Prison Radio
Mumia Abu-Jamal

She was born Alice Faye Williams in the dusty little town of Lumberton, North Carolina – January 10, 1947.

A dimpled little Black girl, who grew into a petite young revolutionary known as Afeni Shakur, mother of a young rap icon and actor: Tupac Amaru Shakur.

Like many country people (and far too many Black people) she looked down at herself for years, as not smart enough, not pretty enough – you know: too Black.

When she joined the Black Panther Party in New York City (ca. 1966) she still had a lot of those attitudes, but the Black Revolution – at least for a time – changed some of those views.

She rarely knew the effect she had on others, for when she entered a room, one felt the urge to rise. Not because she was a woman; not because she was a Black woman; but because she was Afeni: a Black revolutionary.

She seemed to wonder, ‘who are they rising for?’

Safiya Bukhari, the late Black Panther, and Black Liberation Army soldier, wrote in her book The War Before, of Afeni (“an elfin dark-skinned woman with a very short Afro: ”Afeni Shakur exemplified the strength and dignity amid chaos that we needed to see.”

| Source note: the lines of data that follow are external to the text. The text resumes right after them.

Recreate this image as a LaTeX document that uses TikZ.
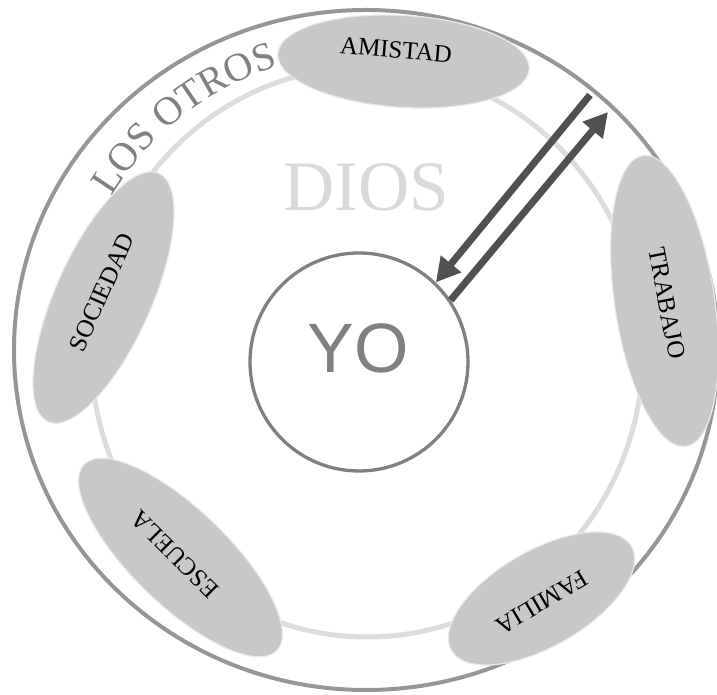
\documentclass[tikz,border=0pt]{standalone}
\usepackage{fontspec}
\setmainfont{Liberation Serif}
\newfontfamily\yofont{Liberation Sans}
\usetikzlibrary{shapes.geometric,arrows.meta,decorations.text}
\definecolor{outerc}{HTML}{969696}
\definecolor{ringc}{HTML}{DCDCDC}
\definecolor{ovalfill}{HTML}{C8C8C8}
\definecolor{ovaledge}{HTML}{EBEBEB}
\definecolor{yoc}{HTML}{808080}
\definecolor{diosc}{HTML}{D9D9D9}
\definecolor{arrowc}{HTML}{505050}
\newcommand\losfont{\fontsize{40}{40}\selectfont}
\begin{document}
\begin{tikzpicture}[x=1pt,y=1pt,
  oval/.style={ellipse, fill=ovalfill, draw=ovaledge, line width=1.2pt, inner sep=0pt},
  lbl/.style={font=\fontsize{25}{25}\selectfont, text=black, inner sep=0pt},
  arr/.style={draw=arrowc, line width=7pt, -{Triangle[length=24pt,width=25pt]}}]
\useasboundingbox (0,0) rectangle (717,695);
% outer ring and inner light ring
\draw[outerc, line width=4pt] (366,345) ellipse [x radius=352, y radius=340];
\draw[ringc, line width=5pt] (367,343) ellipse [x radius=276, y radius=285];
% ovals
\node[oval, minimum width=252pt, minimum height=92pt, rotate=-3.5] (amistad) at (403.5,633.5) {};
\node[oval, minimum width=294pt, minimum height=100pt, rotate=-81.6] (trabajo) at (664.5,394) {};
\node[oval, minimum width=208pt, minimum height=96pt, rotate=30] (familia) at (541.5,96.5) {};
\node[oval, minimum width=268pt, minimum height=96pt, rotate=-44] (escuela) at (180.5,137.5) {};
\node[oval, minimum width=272pt, minimum height=96pt, rotate=66] (sociedad) at (103.5,397.5) {};
% labels
\node[lbl, rotate=-5] (amistadtxt) at (396,645) {AMISTAD};
\node[lbl, rotate=-79] (trabajotxt) at (667,391.5) {TRABAJO};
\node[lbl, rotate=210.5] (familiatxt) at (542,92.5) {FAMILIA};
\node[lbl, rotate=135] (escuelatxt) at (175,140.5) {ESCUELA};
\node[lbl, rotate=66] (sociedadtxt) at (102,403) {SOCIEDAD};
% curved text
\path[decorate, decoration={text along path, text={|\losfont|LOS OTROS}, text align=center, text color=yoc}]
  (367,343) ++(158:299) arc[start angle=158, end angle=98, radius=299];
% DIOS
\node[font=\fontsize{71}{71}\selectfont, text=diosc, inner sep=0pt] (dios) at (366,508) {DIOS};
% YO
\node[circle, draw=yoc, line width=3.3pt, minimum size=218pt, inner sep=0pt] (yo) at (359,333) {};
\node[font=\yofont\fontsize{70}{70}\selectfont, text=yoc, inner sep=0pt] (yotxt) at (358,347) {YO};
% arrows
\coordinate (a1s) at (590,600);
\coordinate (a2e) at (608,583);
\draw[arr] (a1s) -- (yo.46.5);
\draw[arr] (yo.34.3) -- (a2e);
\end{tikzpicture}
\end{document}
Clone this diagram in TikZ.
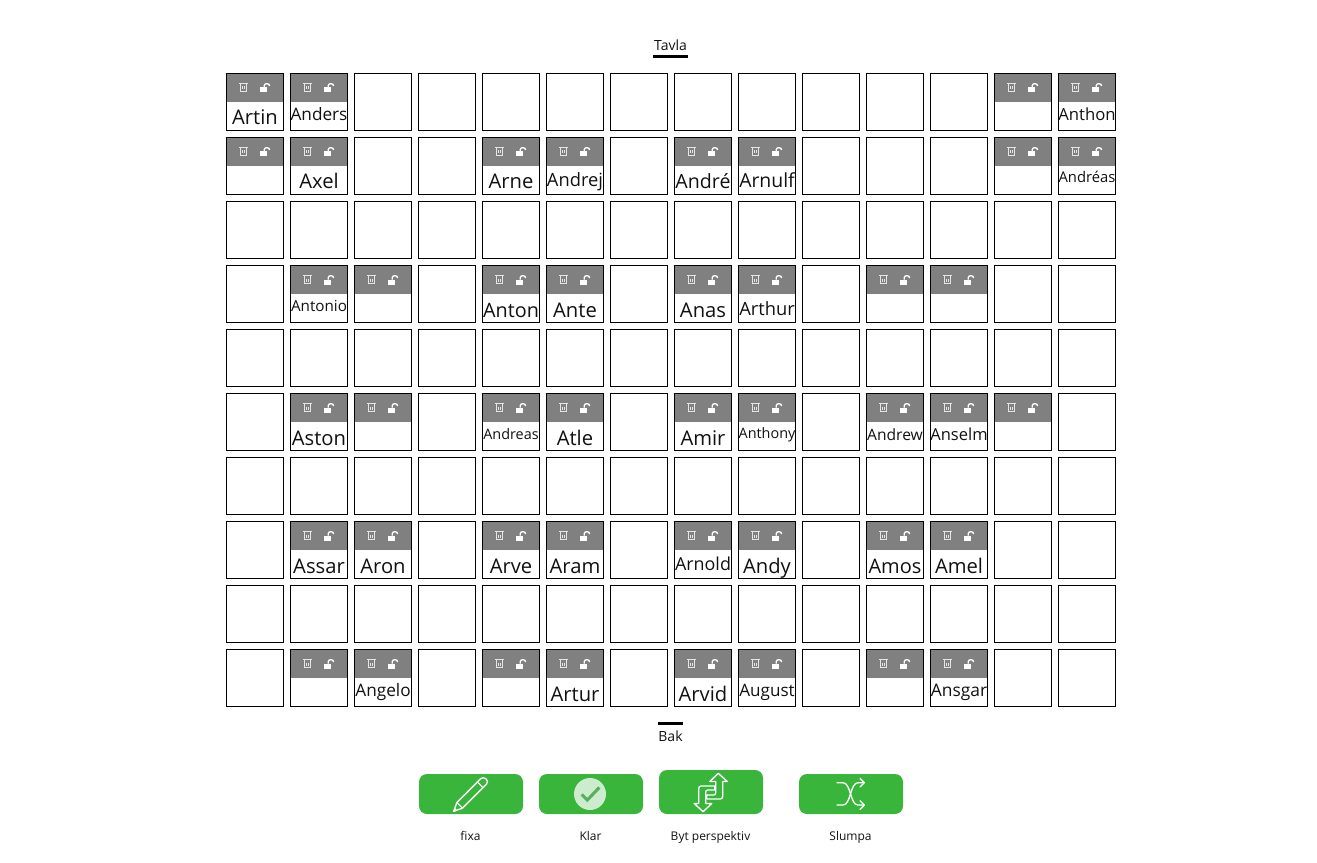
\documentclass[tikz,border=0pt]{standalone}
\usepackage{fontspec}
\setmainfont{Open Sans}
\definecolor{btn}{HTML}{39B53B}
\definecolor{head}{HTML}{808080}
\definecolor{ink}{HTML}{111111}
\definecolor{iconw}{HTML}{E4E4E4}
\definecolor{tick}{HTML}{5AAF5E}
\newcommand{\pxf}[1]{\pgfmathsetlengthmacro{\fsz}{#1*0.75pt}\fontsize{\fsz}{\fsz}\selectfont}
\newcommand{\tileicons}[2]{%
  \pgfmathsetmacro{\ox}{226+64*#1}\pgfmathsetmacro{\oy}{73+64*#2}%
  \begin{scope}[shift={(\ox,\oy)}]
  \draw[iconw,line width=.7pt] (14,11) -- (14,18.8) -- (20.5,18.8) -- (20.5,11);
  \draw[iconw,line width=.7pt] (13,10.8) -- (21.5,10.8);
  \draw[iconw,line width=.5pt] (16.4,13.5) -- (16.4,16.5) (18.2,13.5) -- (18.2,16.5);
  \fill[white] (34,14.5) rectangle (41,19.5);
  \draw[white,line width=1pt] (38.3,14.5) -- (38.3,12.5) .. controls (38.3,10) and (43.7,10) .. (43.7,13);
  \end{scope}
}
\tikzset{
  x=0.75pt,y=-0.75pt,
  cellbox/.style={draw=black,line width=0.85pt,minimum size=42.75pt,inner sep=0pt,outer sep=0pt},
  headbox/.style={fill=head,minimum width=43.5pt,minimum height=21.75pt,inner sep=0pt,outer sep=0pt,anchor=north west},
  namelbl/.style={anchor=base,inner sep=0pt,text=ink},
  btnbox/.style={fill=btn,rounded corners=6pt,inner sep=0pt,outer sep=0pt,minimum width=78pt,anchor=north west},
  btnlbl/.style={anchor=base,inner sep=0pt,text=ink,font=\fontsize{9pt}{11pt}\selectfont},
  sidelbl/.style={anchor=base,inner sep=0pt,text=ink,font=\fontsize{10.5pt}{12pt}\selectfont},
  barbox/.style={fill=black,inner sep=0pt,outer sep=0pt,minimum height=2.25pt},
  icon/.style={draw=white,line width=1pt,line join=round,line cap=round},
}
\begin{document}
\begin{tikzpicture}
\useasboundingbox (0,0) rectangle (1317,863);
% headers without a name
\foreach \c/\r in {12/0,0/1,12/1,2/3,10/3,11/3,2/5,12/5,1/9,4/9,10/9}{
  \node[headbox] (hb-\c-\r) at ({226+64*\c},{73+64*\r}) {};
  \tileicons{\c}{\r}
}
% headers with a name: col/row/name/size/baseline offset
\foreach \c/\r/\t/\s/\b in {
 0/0/Artin/20.2/52, 1/0/Anders/17.2/48, 13/0/Anthon/16.7/48,
 1/1/Axel/20.2/52, 4/1/Arne/20.2/52, 5/1/Andrej/18.3/50, 7/1/André/19.6/52, 8/1/Arnulf/19.4/51, 13/1/Andréas/14.8/46,
 1/3/Antonio/15.2/46, 4/3/Anton/19.8/52, 5/3/Ante/20.2/52, 7/3/Anas/20.2/52, 8/3/Arthur/18.3/50,
 1/5/Aston/20.2/52, 4/5/Andreas/14.4/46, 5/5/Atle/20.2/52, 7/5/Amir/20.2/52, 8/5/Anthony/14.4/45, 10/5/Andrew/15.6/47, 11/5/Anselm/16.5/47,
 1/7/Assar/20.2/52, 2/7/Aron/20.2/52, 4/7/Arve/20.2/52, 5/7/Aram/20.2/52, 7/7/Arnold/17.9/49, 8/7/Andy/20.2/52, 10/7/Amos/20/52, 11/7/Amel/20.2/52,
 2/9/Angelo/17.2/47, 5/9/Artur/20.2/52, 7/9/Arvid/20.2/52, 8/9/August/17.1/47, 11/9/Ansgar/17.4/47}{
  \node[headbox] (hb-\c-\r) at ({226+64*\c},{73+64*\r}) {};
  \tileicons{\c}{\r}
  \node[namelbl,font=\pxf{\s}] (nm-\c-\r) at ({255+64*\c},{73+64*\r+\b}) {\t};
}
% grid
\foreach \r in {0,...,9}{\foreach \c in {0,...,13}{
  \node[cellbox] (cell-\c-\r) at ({255+64*\c},{102+64*\r}) {};
}}
% side labels
\node[sidelbl] (tavla) at (670.5,51) {Tavla};
\node[barbox,minimum width=26.25pt,anchor=north west] (tavlabar) at (653,55.3) {};
\node[barbox,minimum width=18.75pt,anchor=north west] (bakbar) at (658,722) {};
\node[sidelbl] (bak) at (670.5,741) {Bak};
% buttons
\node[btnbox,minimum height=30pt] (b1) at (419,774) {};
\node[btnbox,minimum height=30pt] (b2) at (539,774) {};
\node[btnbox,minimum height=33pt] (b3) at (659,770) {};
\node[btnbox,minimum height=30pt] (b4) at (799,774) {};
\node[btnlbl] (l1) at (470.5,840) {fixa};
\node[btnlbl] (l2) at (590.5,840) {Klar};
\node[btnlbl] (l3) at (710.5,840) {Byt perspektiv};
\node[btnlbl] (l4) at (850.5,840) {Slumpa};
% pencil
\draw[icon] (453.6,811.4) -- (456.9,802.5) -- (480.9,778.5) .. controls (484,775.5) and (490,781) .. (486.5,784.1) -- (462.5,808.1) -- cycle;
\draw[icon,line width=.8pt] (456.9,802.5) -- (462.5,808.1) (477.4,782) -- (483,787.6);
\fill[white] (453.3,811.7) -- (454.6,807.6) -- (457.4,810.4) -- cycle;
% check
\fill[white,opacity=.75] (590,794) circle[radius=16];
\draw[color=tick,line width=2.3pt] (581.7,794.5) -- (587.3,800) -- (599.3,787.5);
% switch
\begin{scope}[shift={(710.7,792.5)}]
\draw[icon] (7.6,-19.2) -- (16.5,-11) -- (12,-11) -- (12,4) .. controls (12,5.5) and (11,6.5) .. (9.5,6.5) -- (-4,6.5) -- (-4,2.5) -- (3,2.5) .. controls (4.5,2.5) and (5,1.5) .. (5,0) -- (5,-11) -- (-1,-11) -- cycle;
\draw[icon] (-7.6,19.2) -- (-16.5,11) -- (-12,11) -- (-12,-4) .. controls (-12,-5.5) and (-11,-6.5) .. (-9.5,-6.5) -- (4,-6.5) -- (4,-2.5) -- (-3,-2.5) .. controls (-4.5,-2.5) and (-5,-1.5) .. (-5,0) -- (-5,11) -- (1,11) -- cycle;
\end{scope}
% shuffle
\draw[icon] (837,782.7) -- (843,782.7) .. controls (851,782.7) and (850,805) .. (858,805) -- (864.3,805);
\draw[icon] (837,805) -- (843,805) .. controls (851,805) and (850,782.7) .. (858,782.7) -- (864.3,782.7);
\draw[icon] (860,778.4) -- (864.3,782.7) -- (860,787);
\draw[icon] (860,800.7) -- (864.3,805) -- (860,809.3);
\end{tikzpicture}
\end{document}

She walked with the grace that Safiya described as “regality.”

Sue was far more than Tupac’s Mom, but even he recognized her specialness as seen in his classic piece, “Dear Mama.”

She was, in Tupac’s words, “a Black Queen.”

She had her demons (as do we all); drugs, poverty, homelessness.

But despite her poverty of riches, she raised a bold, Black prince: Tupac Amaru Shakur, who, in his brief life, spit fire and rage, and gained the ear of millions.

Afeni Shakur, after 69 springs, returns to the infinite.